The gaps between the Autonomous Region in Muslim Mindanao and the rest of the country are daunting. Some figures from the latest Philippine Human Development Report show how wide the gap is: In Tawi-tawi, life expectancy is a mere 53.4 years compared to 71.8 in Metro Manila. In Sulu, only 23 percent of the population aged above 18 are high school graduates, compared to 81 percent in Metro Manila.
It was important that the President mentioned equity in the same breath as justice and peace. The entire Philippines cries out from terrible inequities, so child slum-dwellers in Quezon City or Pasig may not necessarily be getting that much better care from the government than their counterparts in what will be Bangsamoro.
Deles talked last year about the need for an “enabling policy climate” in the conflict zones and specifically mentioned the need for governance reform in the ARMM to include greater accountability of local governments, “transformation of patronage politics” (which, she acknowledged, is a problem throughout the Philippines and not just in ARMM), and the dismantling of private armies.
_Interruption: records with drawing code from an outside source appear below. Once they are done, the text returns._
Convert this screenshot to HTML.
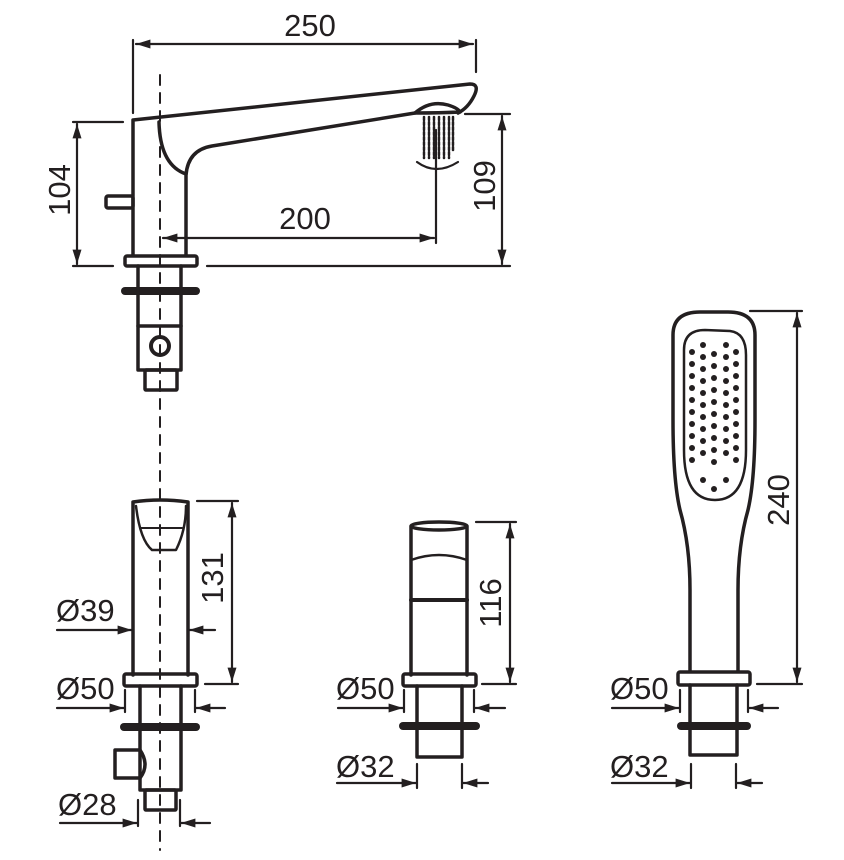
<!DOCTYPE html>
<html><head><meta charset="utf-8"><style>html,body{margin:0;padding:0;background:#fff}svg{display:block}</style></head>
<body>
<svg width="844" height="860" viewBox="0 0 844 860" xmlns="http://www.w3.org/2000/svg" font-family="Liberation Sans, sans-serif">
<defs>
<marker id="b" viewBox="0 0 16 10" refX="16" refY="5" markerWidth="16" markerHeight="9" orient="auto-start-reverse" markerUnits="userSpaceOnUse"><path d="M0,0 L16,5 L0,10 z" fill="#231f20"/></marker>
</defs>
<g stroke="#231f20" fill="none" stroke-width="3.5" stroke-linejoin="round" stroke-linecap="round">
<line x1="160" y1="75" x2="160" y2="850" stroke-width="2" stroke-dasharray="10,8"/>

<!-- TOP SPOUT -->
<line x1="133" y1="40" x2="133" y2="113" stroke-width="2.2"/>
<line x1="476" y1="40" x2="476" y2="72" stroke-width="2.2"/>
<line x1="136" y1="44" x2="473" y2="44" stroke-width="2.2" marker-start="url(#b)" marker-end="url(#b)"/>
<path d="M133,255 L133,120 L470,84 Q480,84 474,96 Q468,108 458,113"/>
<path d="M159,122 Q160,165 186,174"/>
<path d="M186,255 L186,175 Q188,150 212,146 L415,113"/>
<path d="M415,113 Q430,100 448,105 Q458,108 460,112 Q440,113 415,113"/>
<rect x="106" y="196" width="27" height="12" rx="2"/>
<rect x="125" y="256" width="72" height="10" rx="2"/>
<line x1="125" y1="291" x2="196" y2="291" stroke-width="8"/>
<path d="M138,266 L138,370 L181,370 L181,266"/>
<line x1="138" y1="326" x2="181" y2="326"/>
<circle cx="160" cy="346" r="9" stroke-width="4"/>
<rect x="145" y="370" width="32" height="20" rx="1"/>
<g stroke-width="2.5" stroke-dasharray="3,2">
<line x1="424" y1="117" x2="424" y2="158"/><line x1="429" y1="117" x2="429" y2="158"/><line x1="434" y1="117" x2="434" y2="158"/><line x1="439" y1="117" x2="439" y2="158"/><line x1="444" y1="117" x2="444" y2="158"/><line x1="449" y1="117" x2="449" y2="158"/><line x1="453" y1="117" x2="453" y2="152"/>
</g>
<path d="M417,162 Q436,176 458,162" stroke-width="2.2"/>
<line x1="73" y1="122" x2="123" y2="122" stroke-width="2.2"/>
<line x1="73" y1="266" x2="113" y2="266" stroke-width="2.2"/>
<line x1="77" y1="124" x2="77" y2="264" stroke-width="2.2" marker-start="url(#b)" marker-end="url(#b)"/>
<line x1="465" y1="114" x2="510" y2="114" stroke-width="2.2"/>
<line x1="207" y1="266" x2="510" y2="266" stroke-width="2.2"/>
<line x1="502" y1="116" x2="502" y2="264" stroke-width="2.2" marker-start="url(#b)" marker-end="url(#b)"/>
<line x1="436" y1="130" x2="436" y2="243" stroke-width="2.2"/>
<line x1="163" y1="238" x2="434" y2="238" stroke-width="2.2" marker-start="url(#b)" marker-end="url(#b)"/>

<!-- BOTTOM LEFT -->
<path d="M133,675 L133,502 Q160,498 188,502 L188,675"/>
<path d="M136,506 Q140,540 152,550 L176,550 Q186,530 186,506" stroke-width="2.5"/>
<path d="M140,528 L182,528" stroke-width="2"/>
<rect x="124" y="674" width="73" height="12" rx="2"/>
<path d="M140,686 L140,790 L181,790 L181,686"/>
<line x1="124" y1="727" x2="196" y2="727" stroke-width="8"/>
<path d="M140,750 L115,750 L115,778 L140,778 Q150,765 140,750"/>
<rect x="145" y="790" width="31" height="20" rx="1"/>
<line x1="197" y1="501" x2="238" y2="501" stroke-width="2.2"/>
<line x1="205" y1="684" x2="238" y2="684" stroke-width="2.2"/>
<line x1="232" y1="503" x2="232" y2="682" stroke-width="2.2" marker-start="url(#b)" marker-end="url(#b)"/>
<line x1="57" y1="630" x2="132" y2="630" stroke-width="2.2" marker-end="url(#b)"/>
<line x1="215" y1="630" x2="189" y2="630" stroke-width="2.2" marker-end="url(#b)"/>
<line x1="125" y1="690" x2="125" y2="712" stroke-width="2.2"/>
<line x1="195" y1="690" x2="195" y2="712" stroke-width="2.2"/>
<line x1="57" y1="708" x2="124" y2="708" stroke-width="2.2" marker-end="url(#b)"/>
<line x1="225" y1="708" x2="196" y2="708" stroke-width="2.2" marker-end="url(#b)"/>
<line x1="138" y1="800" x2="138" y2="826" stroke-width="2.2"/>
<line x1="180" y1="800" x2="180" y2="826" stroke-width="2.2"/>
<line x1="60" y1="823" x2="137" y2="823" stroke-width="2.2" marker-end="url(#b)"/>
<line x1="210" y1="823" x2="181" y2="823" stroke-width="2.2" marker-end="url(#b)"/>

<!-- MIDDLE -->
<path d="M411,675 L411,527 M467,527 L467,675"/>
<ellipse cx="439" cy="526" rx="28" ry="4"/>
<path d="M411,560 Q439,550 467,560" stroke-width="2.5"/>
<line x1="411" y1="600" x2="467" y2="600" stroke-width="4"/>
<rect x="403" y="674" width="73" height="12" rx="2"/>
<path d="M417,686 L417,757 L462,757 L462,686"/>
<line x1="403" y1="726" x2="476" y2="726" stroke-width="8"/>
<line x1="476" y1="522" x2="516" y2="522" stroke-width="2.2"/>
<line x1="482" y1="684" x2="516" y2="684" stroke-width="2.2"/>
<line x1="510" y1="524" x2="510" y2="682" stroke-width="2.2" marker-start="url(#b)" marker-end="url(#b)"/>
<line x1="404" y1="690" x2="404" y2="712" stroke-width="2.2"/>
<line x1="474" y1="690" x2="474" y2="712" stroke-width="2.2"/>
<line x1="338" y1="708" x2="403" y2="708" stroke-width="2.2" marker-end="url(#b)"/>
<line x1="505" y1="708" x2="475" y2="708" stroke-width="2.2" marker-end="url(#b)"/>
<line x1="417" y1="764" x2="417" y2="788" stroke-width="2.2"/>
<line x1="462" y1="764" x2="462" y2="788" stroke-width="2.2"/>
<line x1="337" y1="783" x2="416" y2="783" stroke-width="2.2" marker-end="url(#b)"/>
<line x1="488" y1="783" x2="463" y2="783" stroke-width="2.2" marker-end="url(#b)"/>

<!-- HAND SHOWER -->
<path d="M690,671 L690,590 Q690,545 680,510 Q673,480 673,420 L673,335 Q673,312 700,312 L728,312 Q755,312 755,335 L755,420 Q755,480 748,510 Q738,545 738,590 L738,671"/>
<path d="M684,350 Q684,330 705,330 L730,331 Q746,333 746,355 L746,450 Q746,500 715,500 Q684,500 684,450 Z" stroke-width="2.5"/>
<rect x="678" y="672" width="72" height="13" rx="2"/>
<path d="M690,685 L690,755 L737,755 L737,685"/>
<line x1="681" y1="726" x2="747" y2="726" stroke-width="8"/>
<line x1="750" y1="311" x2="802" y2="311" stroke-width="2.2"/>
<line x1="757" y1="684" x2="802" y2="684" stroke-width="2.2"/>
<line x1="797" y1="313" x2="797" y2="682" stroke-width="2.2" marker-start="url(#b)" marker-end="url(#b)"/>
<line x1="680" y1="690" x2="680" y2="712" stroke-width="2.2"/>
<line x1="748" y1="690" x2="748" y2="712" stroke-width="2.2"/>
<line x1="612" y1="708" x2="679" y2="708" stroke-width="2.2" marker-end="url(#b)"/>
<line x1="778" y1="708" x2="749" y2="708" stroke-width="2.2" marker-end="url(#b)"/>
<line x1="691" y1="764" x2="691" y2="788" stroke-width="2.2"/>
<line x1="736" y1="764" x2="736" y2="788" stroke-width="2.2"/>
<line x1="612" y1="783" x2="690" y2="783" stroke-width="2.2" marker-end="url(#b)"/>
<line x1="762" y1="783" x2="737" y2="783" stroke-width="2.2" marker-end="url(#b)"/>
</g>
<g fill="#231f20">
<g id="c1"><circle cx="703" cy="345" r="3"/><circle cx="726" cy="345" r="3"/><circle cx="692" cy="352" r="3"/><circle cx="714" cy="354" r="3"/><circle cx="736" cy="352" r="3"/></g>
<use href="#c1" y="12"/><use href="#c1" y="24"/><use href="#c1" y="36"/><use href="#c1" y="48"/><use href="#c1" y="60"/><use href="#c1" y="72"/><use href="#c1" y="84"/><use href="#c1" y="96"/><use href="#c1" y="108"/>
<circle cx="703" cy="480" r="3"/><circle cx="726" cy="480" r="3"/><circle cx="714" cy="489" r="3"/>
</g>
<g fill="#231f20" font-size="31">
<text x="310" y="36" text-anchor="middle">250</text>
<text x="305" y="229" text-anchor="middle">200</text>
<text transform="translate(70,190) rotate(-90)" text-anchor="middle">104</text>
<text transform="translate(495,186) rotate(-90)" text-anchor="middle">109</text>
<text transform="translate(223,578) rotate(-90)" text-anchor="middle">131</text>
<text transform="translate(501,603) rotate(-90)" text-anchor="middle">116</text>
<text transform="translate(789,500) rotate(-90)" text-anchor="middle">240</text>
<text x="56" y="621">Ø39</text>
<text x="56" y="699">Ø50</text>
<text x="58" y="815">Ø28</text>
<text x="336" y="699">Ø50</text>
<text x="336" y="777">Ø32</text>
<text x="610" y="699">Ø50</text>
<text x="610" y="777">Ø32</text>
</g>
</svg>
</body></html>
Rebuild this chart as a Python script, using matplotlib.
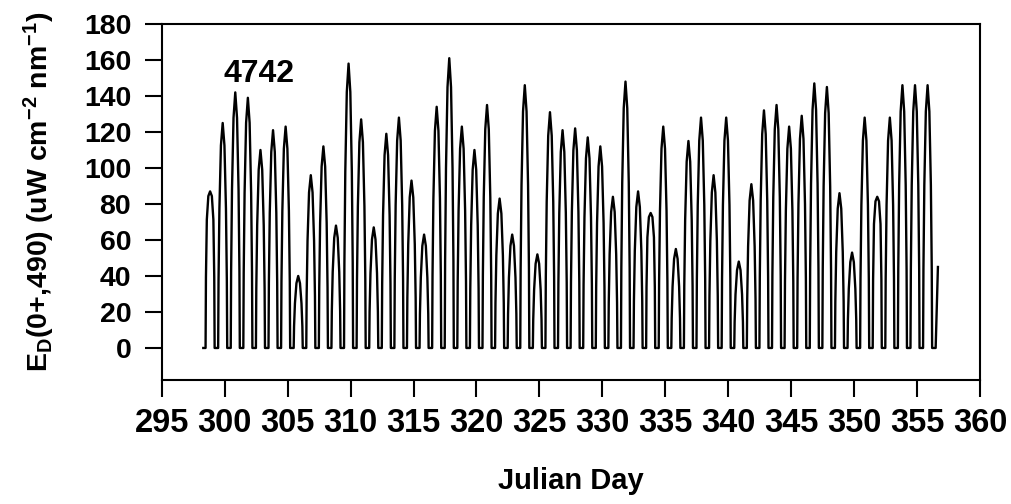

In ARMM we’re not just talking about patronage politics but about absolute rule by warlords. I shudder to think of a Bangsamoro ruled by the likes of the bloodthirsty Ampatuan clan. At the same time, when we talk about private armies, we need as well to think of the armed Christian cults, many of which were used by the government to fight Muslims and communist insurgents.
The very concept of a Moro nation fires the imagination. The term Moro came from the Spaniards, together with all its connotations of “the different other”: they are pagan, we are Christian; they are barbaric, we are civilized. The differentiation was, of course, artificial because the Christians were often even more ruthless and bloodthirsty than the so-called pagans.
Let us see what happens with the term now that we have the proposed Bangsamoro. This Moro nation will include Muslims, Christians and lumad (indigenous communities). I am reminded of the Palestinians, whom many people, Christians especially, confuse with “Arab” and “Muslim.” The Palestinians actually include Muslims and Christians, Arabs and non-Arabs. Their most eloquent spokesperson, Hanan Ashrawi, is Christian, with bachelor’s and master’s degrees in literature from the American University of Beirut and a PhD in medieval and comparative literature from the University of Virginia in the United States.
A final word: I did end up almost fixated with the map of the proposed Bangsamoro. There are the land-based areas of Lanao del Norte and several municipalities from the Cotabato provinces, and then to the east the island provinces of Basilan, Sulu and Tawi-tawi. If you lift out these provinces and come up with a separate map, you will find that in many ways they resemble the Philippine archipelago. A pessimist will say, “Ah, the Bangsamoro will be the Philippines’ spitting image in underdevelopment.” I prefer to be an optimist in thinking that as Moros wage peace, we might see in the Bangsamoro what Filipinos have always hoped we could be.